You'll notice that we haven't defined that value anywhere yet.  That's because we derive it for each and every commitment transaction. So we'll refer to remote_revocation_pubkey_0a, or simply revocation_pubkey_0a, as the value used in the to_local output of ctx_0a. Whew!

So how do we create the revocation_pubkey?  Well there is a formula defined in BOLT 3. For this article, I'll simplify it a bit.

revocation_pubkey = u*revocation_basepoint + v*per_commitment_point

From this we see a revocation_pubkey is generated by adding together a revocation_basepoint and a per_commitment_point.

And for the private keys we use a similar formula except we add two secrets together:

revocation_privkey = u*revocation_basepoint_secret + v*per_commitment_secret

We can generate a revocation public key based on two public keys.  But in order to generate the secret we need both of the corresponding secrets.  

Now that we know the formula, and know that both Alice and Bob each have a revocation_basepoint and a per_commitment_point, we need to know which ones go together.

Recall that ctx_0a is the first commitment transaction that Alice can broadcast.

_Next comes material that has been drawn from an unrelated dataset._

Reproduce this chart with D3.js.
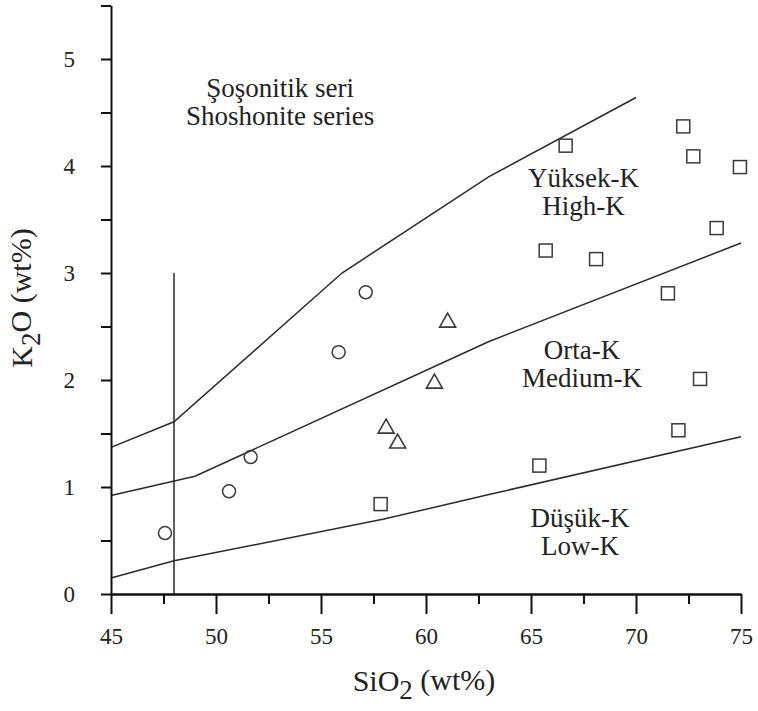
<html><head><meta charset="utf-8">
<script src="https://cdn.jsdelivr.net/npm/d3@7"></script>
<style>svg text { font-family: 'Liberation Serif', monospace; }</style>
</head><body style="margin:0">
<svg id="k2o_chart" width="758" height="711" style="font-family: 'Liberation Serif', monospace"></svg>
<script>
// SiO2 vs K2O classification diagram

// sample points [SiO2, K2O]
var circlePoints = [[47.57, 0.57], [50.62, 0.96], [51.65, 1.28], [55.84, 2.26], [57.13, 2.82]];
var trianglePoints = [[61.03, 2.55], [60.4, 1.98], [58.1, 1.56], [58.65, 1.42]];
var squarePoints = [[57.84, 0.84], [65.4, 1.2], [72.02, 1.53], [73.05, 2.01], [71.52, 2.81], [73.84, 3.42],
    [65.7, 3.21], [68.1, 3.13], [66.65, 4.19], [72.25, 4.37], [72.73, 4.09], [74.95, 3.99]];

// field boundaries
var shoshoniteLine = [[45, 1.37], [48, 1.61], [56, 3.0], [63, 3.9], [70, 4.64]];
var highKLine = [[45, 0.92], [49, 1.1], [52, 1.37], [63, 2.36], [75, 3.28]];
var lowKLine = [[45, 0.15], [48, 0.31], [58, 0.70], [63, 0.93], [75, 1.47]];
var dividerLine = [[48, 0], [48, 3.0]];

// axis ticks
var xMajorTicks = [45, 50, 55, 60, 65, 70, 75];
var xMinorTicks = [47.5, 52.5, 57.5, 62.5, 67.5, 72.5];
var yTicks = [0, 0.5, 1, 1.5, 2, 2.5, 3, 3.5, 4, 4.5, 5, 5.5];

// field names: [line 1, line 2, SiO2 centre, K2O baseline of line 1]
var fieldLabels = [
    ["Şoşonitik seri", "Shoshonite series", 53.05, 4.645],
    ["Yüksek-K", "High-K", 67.5, 3.80],
    ["Orta-K", "Medium-K", 67.43, 2.20],
    ["Düşük-K", "Low-K", 67.33, 0.63]
];

var fam = "Liberation Serif";

var svg = d3.select("#k2o_chart");

var x = d3.scaleLinear().domain([45, 75]).range([111, 741]);
var y = d3.scaleLinear().domain([0, 5.5]).range([594, 5.5]);

var line = d3.line()
    .x(function (d) { return x(d[0]); })
    .y(function (d) { return y(d[1]); });

// boundaries
[shoshoniteLine, highKLine, lowKLine, dividerLine].forEach(function (pts) {
    svg.append("path")
        .attr("d", line(pts))
        .attr("fill", "none")
        .attr("stroke", "#2a2a2a")
        .attr("stroke-width", 1.5);
});

// axes
var xMinor = svg.append("g")
    .attr("transform", "translate(0," + y(0) + ")")
    .call(d3.axisBottom(x).tickValues(xMinorTicks).tickSize(10).tickSizeOuter(0).tickFormat(""));
var xMajor = svg.append("g")
    .attr("transform", "translate(0," + y(0) + ")")
    .call(d3.axisBottom(x).tickValues(xMajorTicks).tickSize(20).tickSizeOuter(0).tickPadding(14));
var yAxis = svg.append("g")
    .attr("transform", "translate(" + x(45) + ",0)")
    .call(d3.axisLeft(y).tickValues(yTicks).tickSize(10).tickSizeOuter(0).tickPadding(26)
        .tickFormat(function (d) { return d % 1 === 0 ? d : ""; }));

[xMinor, xMajor, yAxis].forEach(function (g) {
    g.attr("font-family", null).attr("font-size", null);
    g.selectAll("path, line").attr("stroke", "#111").attr("stroke-width", 2);
    g.selectAll("text")
        .attr("font-size", 23)
        .attr("fill", "#222")
        .style("font-family", "'" + fam + "', monospace");
});

// axis titles
var xTitle = svg.append("text")
    .attr("x", 424)
    .attr("y", 691)
    .attr("text-anchor", "middle")
    .attr("font-size", 30)
    .attr("fill", "#222")
    .style("font-family", "'" + fam + "', monospace");
xTitle.append("tspan").text("SiO");
xTitle.append("tspan").attr("dy", "0.28em").attr("font-size", 27).text("2");
xTitle.append("tspan").attr("dy", "-0.28em").text(" (wt%)");

var yTitle = svg.append("text")
    .attr("transform", "translate(32,298)rotate(-90)")
    .attr("text-anchor", "middle")
    .attr("font-size", 30)
    .attr("fill", "#222")
    .style("font-family", "'" + fam + "', monospace");
yTitle.append("tspan").text("K");
yTitle.append("tspan").attr("dy", "0.28em").attr("font-size", 27).text("2");
yTitle.append("tspan").attr("dy", "-0.28em").text("O (wt%)");

// field names
fieldLabels.forEach(function (d) {
    var t = svg.append("text")
        .attr("text-anchor", "middle")
        .attr("font-size", 27)
        .attr("fill", "#222")
        .style("font-family", "'" + fam + "', monospace");
    t.append("tspan").attr("x", x(d[2])).attr("y", y(d[3])).text(d[0]);
    t.append("tspan").attr("x", x(d[2])).attr("dy", 28).text(d[1]);
});

// markers
var markerStroke = "#3a3a3a";

svg.selectAll(".pt-circle")
    .data(circlePoints)
    .enter().append("circle")
    .attr("class", "pt-circle")
    .attr("cx", function (d) { return x(d[0]); })
    .attr("cy", function (d) { return y(d[1]); })
    .attr("r", 6.5)
    .attr("fill", "none")
    .attr("stroke", markerStroke)
    .attr("stroke-width", 1.5);

svg.selectAll(".pt-tri")
    .data(trianglePoints)
    .enter().append("path")
    .attr("class", "pt-tri")
    .attr("d", function (d) {
        var cx = x(d[0]), cy = y(d[1]);
        return "M" + cx + "," + (cy - 8) + "L" + (cx + 8) + "," + (cy + 6) + "L" + (cx - 8) + "," + (cy + 6) + "Z";
    })
    .attr("fill", "none")
    .attr("stroke", markerStroke)
    .attr("stroke-width", 1.6);

svg.selectAll(".pt-sq")
    .data(squarePoints)
    .enter().append("rect")
    .attr("class", "pt-sq")
    .attr("x", function (d) { return x(d[0]) - 6.5; })
    .attr("y", function (d) { return y(d[1]) - 6.5; })
    .attr("width", 13)
    .attr("height", 13)
    .attr("fill", "none")
    .attr("stroke", markerStroke)
    .attr("stroke-width", 1.5);

svg.selectAll("text").each(function () { this.getComputedTextLength(); });
</script></body></html>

If Alice broadcasts after it's revoke, Bob needs to be able to perform a penalty.  

In ctx_0a, the remote node is Bob. Alice will ultimate reveal her per_commitment_secret to revoke this transaction. So we need to use Bob's revocation_basepoint_b and Alice's per_commitment_point_0a.

Both Alice and Bob have these pubkeys since they were exchanged during the channel open. So they both can generate revocation_pubkey_0a.

However, prior to revoking ctx_0a, neither Alice nor Bob have the the required information to generate the revocation private key. Bob clearly knows his revocation_basepoint_secret but he does not have Alice's per_commitment_secret_0a yet.  Likewise, Alice does not have, nor will ever have, Bob's revocation_basepoint_secret.  But Alice does have the per_commitment_secret_0a for ctx_0a.

Prior to revocation, if Alice drops ctx_0a on-chain neither Alice nor Bob have sufficient information to generate the revocation_privkey and spend via that path. This is perfect. In ctx_0a, Bob has immediate access to his funds via to_remote. Alice will need to wait until the sequence delay expires then she can access her funds.  

This change once a ctx_0a has been revoked!  To revoke ctx_0a, Alice sends Bob per_commitment_secret_0a. Bob now has both his revocation_basepoint_secret_b and per_commitment_secret_0a from Alice. If Alice broadcasts ctx_0a he can create the revocation_secret and sweep the funds! This is exactly the construct we need!

Hopefully this has helped you understand how keys are used to perform revocation with LN-Penalty.